Teachers, I have your attention right? I’m not talking about waiting until Sunday night to figure out what you’re doing this week. I am proposing a strategic mindset that will make your instruction more malleable, meaningful, and thought provoking.

There is value (backed up via research and evidence) in daily lesson planning and unit planning strengthened by a culture of collaborative PLCs.

On the flip-side, there are many lesson plan templates, forms, processes, and mandates that force teachers to be overly detailed in the name of compliance. Teachers may be asked to submit plans far in advance and it must match exactly to what is happening in the classroom at the moment described in the plan.

By all means, yes, plan. But don’t plan a detailed lesson plan in advance. Why?…

I’m really enjoying Adam Grant’s book, Originals. In his book he speaks to the moments where procrastination inspires innovative ideas, because it allows a person’s mind to wander, leading to more divergent thinking.

He also shares that some of the greatest moments of human history are due to procrastination, including Martin Luther King’s famous “I have a dream” speech, Abraham Lincoln’s Gettysburg Address and Leonardo Da Vinci’s Mona Lisa.  The greatest speeches in history were re-written, revised, and in some cases created at the last minute so that there was flexibility to improvise in the moment, as opposed to getting the script set in stone weeks in advance.

Here are 3 ways to help you procrastinate lesson planning without the stress.

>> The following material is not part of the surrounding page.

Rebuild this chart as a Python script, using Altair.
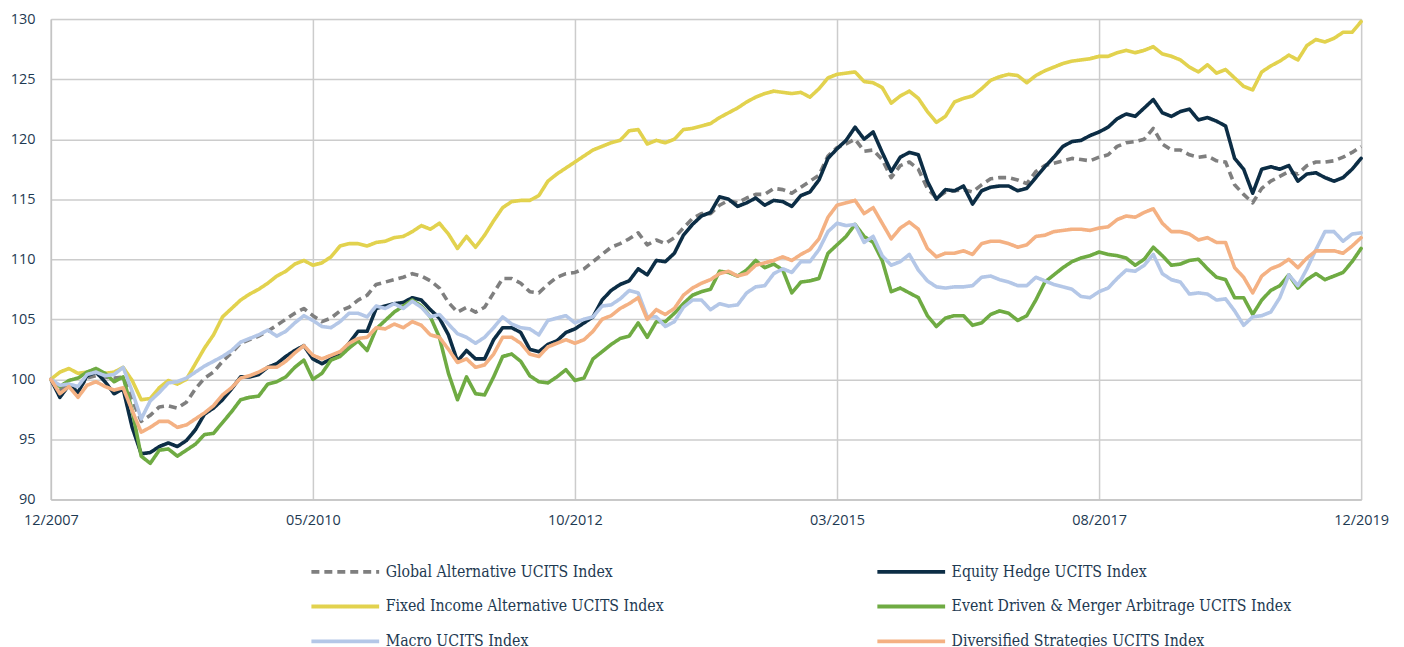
import json
import altair as alt
import pandas as pd

# ---------------- data (monthly index levels) ----------------
series_names = [
    "Global Alternative UCITS Index",
    "Equity Hedge UCITS Index",
    "Fixed Income Alternative UCITS Index",
    "Event Driven & Merger Arbitrage UCITS Index",
    "Macro UCITS Index",
    "Diversified Strategies UCITS Index",
]
# legend reading order (two columns, filled column by column)
legend_order = [
    "Global Alternative UCITS Index",
    "Fixed Income Alternative UCITS Index",
    "Macro UCITS Index",
    "Equity Hedge UCITS Index",
    "Event Driven & Merger Arbitrage UCITS Index",
    "Diversified Strategies UCITS Index",
]
tick_labels = ["12/2007", "05/2010", "10/2012", "03/2015", "08/2017", "12/2019"]

global_alt = [
    100.0, 99.1, 99.6, 99.1, 100.1, 100.3, 100.2, 100.1, 100.2, 98.3,
    96.5, 97.0, 97.7, 97.8, 97.6, 98.1, 99.2, 100.1, 100.6, 101.5,
    102.2, 103.0, 103.3, 103.6, 104.0, 104.5, 105.0, 105.5, 105.9, 105.3,
    104.8, 105.1, 105.7, 106.0, 106.6, 107.0, 107.9, 108.1, 108.3, 108.5,
    108.8, 108.6, 108.2, 107.6, 106.4, 105.6, 106.0, 105.6, 106.0, 107.2,
    108.4, 108.4, 108.0, 107.3, 107.2, 107.9, 108.5, 108.8, 108.9, 109.2,
    109.8, 110.4, 111.0, 111.3, 111.7, 112.2, 111.2, 111.6, 111.3, 111.8,
    112.6, 113.4, 113.8, 113.8, 114.5, 114.9, 114.7, 115.1, 115.4, 115.4,
    115.9, 115.8, 115.5, 116.0, 116.5, 117.0, 118.6, 119.3, 119.6, 120.0,
    119.0, 119.1, 118.3, 116.8, 117.8, 118.1, 117.5, 115.9, 115.1, 115.6,
    115.7, 115.8, 115.6, 116.2, 116.7, 116.8, 116.8, 116.6, 116.3, 117.3,
    117.8, 118.0, 118.2, 118.4, 118.3, 118.2, 118.5, 118.7, 119.4, 119.7,
    119.8, 120.0, 120.9, 119.6, 119.1, 119.1, 118.7, 118.5, 118.6, 118.2,
    118.1, 116.2, 115.4, 114.7, 115.9, 116.5, 116.9, 117.3, 117.1, 117.8,
    118.1, 118.1, 118.2, 118.5, 118.9, 119.4,
]
equity_hedge = [
    100.0, 98.5, 99.5, 98.9, 100.3, 100.6, 99.8, 98.8, 99.2, 96.0,
    93.8, 93.9, 94.4, 94.7, 94.4, 94.9, 95.8, 97.1, 97.6, 98.3,
    99.2, 100.2, 100.2, 100.4, 101.0, 101.3, 101.9, 102.4, 102.8, 101.7,
    101.3, 101.7, 102.1, 103.0, 104.0, 104.0, 105.9, 106.1, 106.3, 106.4,
    106.8, 106.6, 105.8, 105.1, 103.7, 101.5, 102.4, 101.7, 101.7, 103.3,
    104.3, 104.3, 103.9, 102.5, 102.3, 102.9, 103.2, 103.9, 104.2, 104.7,
    105.2, 106.6, 107.4, 107.9, 108.2, 109.2, 108.7, 109.9, 109.8, 110.5,
    112.0, 112.9, 113.6, 113.9, 115.2, 115.0, 114.4, 114.7, 115.1, 114.5,
    114.9, 114.8, 114.4, 115.3, 115.6, 116.6, 118.4, 119.2, 119.9, 121.0,
    120.0, 120.6, 118.9, 117.3, 118.5, 118.9, 118.7, 116.5, 115.0, 115.8,
    115.7, 116.1, 114.6, 115.7, 116.0, 116.1, 116.1, 115.7, 115.9, 116.8,
    117.7, 118.5, 119.4, 119.8, 119.9, 120.3, 120.6, 121.0, 121.7, 122.1,
    121.9, 122.6, 123.3, 122.2, 121.9, 122.3, 122.5, 121.6, 121.8, 121.5,
    121.1, 118.4, 117.5, 115.5, 117.5, 117.7, 117.5, 117.8, 116.5, 117.1,
    117.2, 116.8, 116.5, 116.8, 117.5, 118.4,
]
fixed_income = [
    100.0, 100.6, 100.9, 100.5, 100.6, 100.7, 100.5, 100.6, 101.0, 99.9,
    98.3, 98.4, 99.3, 99.9, 99.6, 100.0, 101.3, 102.6, 103.7, 105.2,
    105.9, 106.6, 107.1, 107.5, 108.0, 108.6, 109.0, 109.6, 109.9, 109.5,
    109.7, 110.2, 111.1, 111.3, 111.3, 111.1, 111.4, 111.5, 111.8, 111.9,
    112.3, 112.8, 112.5, 113.0, 112.1, 110.9, 111.9, 111.0, 112.0, 113.2,
    114.3, 114.8, 114.9, 114.9, 115.3, 116.5, 117.1, 117.6, 118.1, 118.6,
    119.1, 119.4, 119.7, 119.9, 120.7, 120.8, 119.6, 119.9, 119.7, 120.0,
    120.8, 120.9, 121.1, 121.3, 121.8, 122.2, 122.6, 123.1, 123.5, 123.8,
    124.0, 123.9, 123.8, 123.9, 123.5, 124.2, 125.1, 125.4, 125.5, 125.6,
    124.8, 124.7, 124.3, 123.0, 123.6, 124.0, 123.4, 122.3, 121.4, 121.9,
    123.1, 123.4, 123.6, 124.2, 124.9, 125.2, 125.4, 125.3, 124.7, 125.3,
    125.7, 126.0, 126.3, 126.5, 126.6, 126.7, 126.9, 126.9, 127.2, 127.4,
    127.2, 127.4, 127.7, 127.1, 126.9, 126.6, 126.0, 125.6, 126.2, 125.5,
    125.8, 125.1, 124.4, 124.1, 125.6, 126.1, 126.5, 127.0, 126.6, 127.8,
    128.3, 128.1, 128.4, 128.9, 128.9, 129.8,
]
event_driven = [
    100.0, 99.4, 99.9, 100.1, 100.6, 100.9, 100.5, 99.8, 100.2, 97.4,
    93.6, 93.0, 94.1, 94.2, 93.6, 94.1, 94.6, 95.4, 95.5, 96.4,
    97.3, 98.3, 98.5, 98.6, 99.6, 99.8, 100.2, 101.0, 101.6, 100.0,
    100.5, 101.6, 101.9, 102.6, 103.2, 102.4, 104.2, 104.9, 105.6, 106.1,
    106.6, 106.1, 105.2, 103.5, 100.5, 98.3, 100.2, 98.8, 98.7, 100.2,
    101.9, 102.1, 101.5, 100.3, 99.8, 99.7, 100.2, 100.8, 99.9, 100.1,
    101.7, 102.3, 102.9, 103.4, 103.6, 104.7, 103.5, 104.8, 104.8, 105.5,
    106.3, 107.0, 107.3, 107.5, 109.0, 108.9, 108.6, 109.1, 109.9, 109.3,
    109.6, 109.1, 107.2, 108.1, 108.2, 108.4, 110.5, 111.2, 111.9, 112.9,
    111.9, 111.4, 109.9, 107.3, 107.6, 107.2, 106.8, 105.3, 104.4, 105.1,
    105.3, 105.3, 104.5, 104.7, 105.4, 105.7, 105.5, 104.9, 105.3, 106.6,
    108.1, 108.7, 109.3, 109.8, 110.1, 110.3, 110.6, 110.4, 110.3, 110.1,
    109.5, 110.0, 111.0, 110.3, 109.5, 109.6, 109.9, 110.0, 109.2, 108.5,
    108.3, 106.8, 106.8, 105.4, 106.6, 107.4, 107.8, 108.7, 107.6, 108.3,
    108.8, 108.3, 108.6, 108.9, 109.8, 110.9,
]
macro = [
    100.0, 99.5, 99.6, 99.4, 100.4, 100.6, 100.3, 100.4, 101.0, 99.0,
    96.7, 98.2, 98.9, 99.7, 99.8, 100.1, 100.6, 101.1, 101.5, 101.9,
    102.4, 103.1, 103.4, 103.7, 104.1, 103.6, 104.0, 104.7, 105.3, 104.9,
    104.4, 104.3, 104.8, 105.5, 105.5, 105.2, 106.1, 105.9, 106.3, 105.9,
    106.5, 106.0, 105.2, 105.4, 104.6, 103.8, 103.5, 103.0, 103.5, 104.3,
    105.2, 104.6, 104.3, 104.2, 103.7, 104.9, 105.1, 105.3, 104.7, 105.0,
    105.2, 106.1, 106.2, 106.7, 107.4, 107.2, 105.2, 105.2, 104.4, 104.8,
    106.0, 106.6, 106.6, 105.8, 106.3, 106.1, 106.2, 107.2, 107.7, 107.8,
    108.8, 109.2, 108.9, 109.8, 109.8, 110.8, 112.3, 113.0, 112.8, 112.9,
    111.4, 111.9, 110.3, 109.5, 109.8, 110.4, 109.1, 108.2, 107.7, 107.6,
    107.7, 107.7, 107.8, 108.5, 108.6, 108.3, 108.1, 107.8, 107.8, 108.5,
    108.2, 107.9, 107.7, 107.5, 106.9, 106.8, 107.3, 107.6, 108.4, 109.1,
    109.0, 109.5, 110.4, 108.8, 108.3, 108.1, 107.1, 107.2, 107.1, 106.6,
    106.7, 105.7, 104.5, 105.2, 105.3, 105.6, 106.8, 108.7, 107.8, 109.2,
    110.8, 112.3, 112.3, 111.5, 112.1, 112.2,
]
diversified = [
    100.0, 98.8, 99.4, 98.5, 99.5, 99.8, 99.4, 99.1, 99.3, 97.4,
    95.6, 96.0, 96.5, 96.5, 96.0, 96.2, 96.7, 97.2, 97.8, 98.7,
    99.3, 100.1, 100.3, 100.6, 101.0, 101.0, 101.5, 102.2, 102.8, 102.0,
    101.7, 102.0, 102.3, 103.0, 103.4, 103.5, 104.3, 104.2, 104.6, 104.3,
    104.8, 104.5, 103.7, 103.5, 102.5, 101.4, 101.7, 101.0, 101.2, 102.1,
    103.5, 103.5, 103.0, 102.1, 101.9, 102.7, 103.0, 103.3, 103.0, 103.3,
    104.0, 105.0, 105.3, 105.9, 106.3, 106.8, 105.0, 105.8, 105.4, 105.9,
    107.0, 107.6, 108.0, 108.3, 108.8, 109.0, 108.6, 108.8, 109.5, 109.7,
    109.9, 110.2, 109.9, 110.4, 110.8, 111.7, 113.5, 114.5, 114.7, 114.9,
    113.8, 114.3, 113.0, 111.7, 112.6, 113.1, 112.5, 110.9, 110.2, 110.5,
    110.5, 110.7, 110.4, 111.3, 111.5, 111.5, 111.3, 111.0, 111.2, 111.9,
    112.0, 112.3, 112.4, 112.5, 112.5, 112.4, 112.6, 112.7, 113.3, 113.6,
    113.5, 113.9, 114.2, 113.0, 112.3, 112.3, 112.1, 111.6, 111.8, 111.4,
    111.4, 109.3, 108.5, 107.2, 108.6, 109.2, 109.5, 110.0, 109.3, 110.1,
    110.7, 110.7, 110.7, 110.5, 111.1, 111.8,
]

values_by_series = [global_alt, equity_hedge, fixed_income, event_driven, macro, diversified]

# ---------------- styling ----------------
color_of = {
    "Global Alternative UCITS Index": "#7f7f7f",
    "Equity Hedge UCITS Index": "#0c2d45",
    "Fixed Income Alternative UCITS Index": "#e2d24e",
    "Event Driven & Merger Arbitrage UCITS Index": "#6fab43",
    "Macro UCITS Index": "#b4c7e7",
    "Diversified Strategies UCITS Index": "#f4b183",
}
text_color = "#1e3a52"
axis_font = "Open Sans"
legend_font = "DejaVu Serif Condensed, DejaVu Serif"

rows = []
for name, vals in zip(series_names, values_by_series):
    for i, v in enumerate(vals):
        rows.append({"m": i, "v": v, "s": name})
df = pd.DataFrame(rows)

n_last = len(global_alt) - 1
tick_vals = [round(k * n_last / 5) for k in range(6)]
label_expr = "%s[round(datum.value / %d)]" % (json.dumps(tick_labels), n_last // 5)

x_enc = alt.X(
    "m:Q",
    scale=alt.Scale(domain=[0, n_last], nice=False, zero=False),
    axis=alt.Axis(
        values=tick_vals, labelExpr=label_expr, title=None, grid=True,
        ticks=False, tickSize=0, labelPadding=14, labelFlush=False,
        labelOverlap=False, domainColor="#c4c4c4", domainWidth=1.5,
        gridColor="#cccccc", gridWidth=1.5, labelFont=axis_font,
        labelFontSize=14.5, labelColor=text_color,
    ),
)
y_enc = alt.Y(
    "v:Q",
    scale=alt.Scale(domain=[90, 130], nice=False, zero=False),
    axis=alt.Axis(
        values=list(range(90, 131, 5)), title=None, grid=True, ticks=False,
        tickSize=0, labelPadding=16, labelFlush=False, domainColor="#c4c4c4",
        domainWidth=1.5, gridColor="#cccccc", gridWidth=1.5,
        labelFont=axis_font, labelFontSize=14.5, labelColor=text_color,
    ),
)
# a long horizontal stroke drawn with a small symbol size keeps the legend rows compact
legend = alt.Legend(
    title=None, orient="none", legendX=285, legendY=544, columns=2,
    symbolType="M-4,0H4", symbolSize=289, symbolStrokeWidth=4,
    labelFont=legend_font, labelFontSize=15.8, labelColor=text_color,
    labelOffset=30, rowPadding=16, columnPadding=144, gridAlign="all",
    padding=0, labelLimit=0,
)
color_enc = alt.Color(
    "s:N",
    scale=alt.Scale(domain=legend_order, range=[color_of[n] for n in legend_order]),
    legend=legend,
)
dash_enc = alt.StrokeDash(
    "s:N",
    scale=alt.Scale(
        domain=legend_order,
        range=[[8, 5] if n == series_names[0] else [1, 0] for n in legend_order],
    ),
    legend=legend,
)

layers = []
for name in series_names:
    is_dash = name == series_names[0]
    layers.append(
        alt.Chart(df)
        .transform_filter(alt.datum.s == name)
        .mark_line(strokeWidth=3.6, strokeJoin="round", strokeCap="butt" if is_dash else "round")
        .encode(x=x_enc, y=y_enc, color=color_enc, strokeDash=dash_enc)
    )

chart = (
    alt.layer(*layers)
    .properties(
        width=1315, height=482,
        autosize=alt.AutoSizeParams(type="none"),
        padding={"left": 43, "top": 10, "right": 35, "bottom": 150},
    )
    .configure_view(stroke=None)
    .configure(background="white")
)

chart.save("out.html", embed_options={"renderer": "svg", "actions": False})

1.) Futurecast. This sounds diametrically opposed to procrastination, but it’s actually not. You know 3 or 4 weeks (even further out than this) from now you’ll be teaching a particular concept. That means you’ll be mulling over a sundry of strategies, possibilities, and ideas, not really settling on one. You will always be future casting for learning opportunities down the road, but it’s a a picture that’s coming into focus. The plan and it’s component parts will be a work in progress leading to the day the lesson is taught.

2.) Sketch. Sketch out your plans. Use tech or a pencil and paper. (I’ve really enjoyed learning the Paper App @FiftyThree, thank you master @aaron_hogan!) Regardless of the medium, plans should be changing based on new evidence, how students are progressing toward current goals, and how current instructional strategies are working.

3.) Experiment. Innovations always result from a source (problem/error). The first iterations are never where we want to live nor will they yield the most success. We make progress through experimentation and refining different possibilities. Within your PLC teams, decide who will teach the lesson before anyone else on the team (this “first-timer” designation rotates each time). Coordinate a time to observe, reflect on and debrief the lesson, and decide collectively how you will make the lesson even better. You’ll have to synchronize your pacing and embrace a “trial and error” perspective on teaching, but it’s worth the opportunity to innovate and improve teaching and learning.

Intentional procrastination isn’t apathy, laziness, or poor planning. It is about actively being present in the now, while keeping options open for the future. It is the space in which we root ourselves, not in delaying the inevitable or being governed by circumstances, but in the hope of growing and doing something even more remarkable.

So, what idea sparked in your mind today that will change your lesson tomorrow?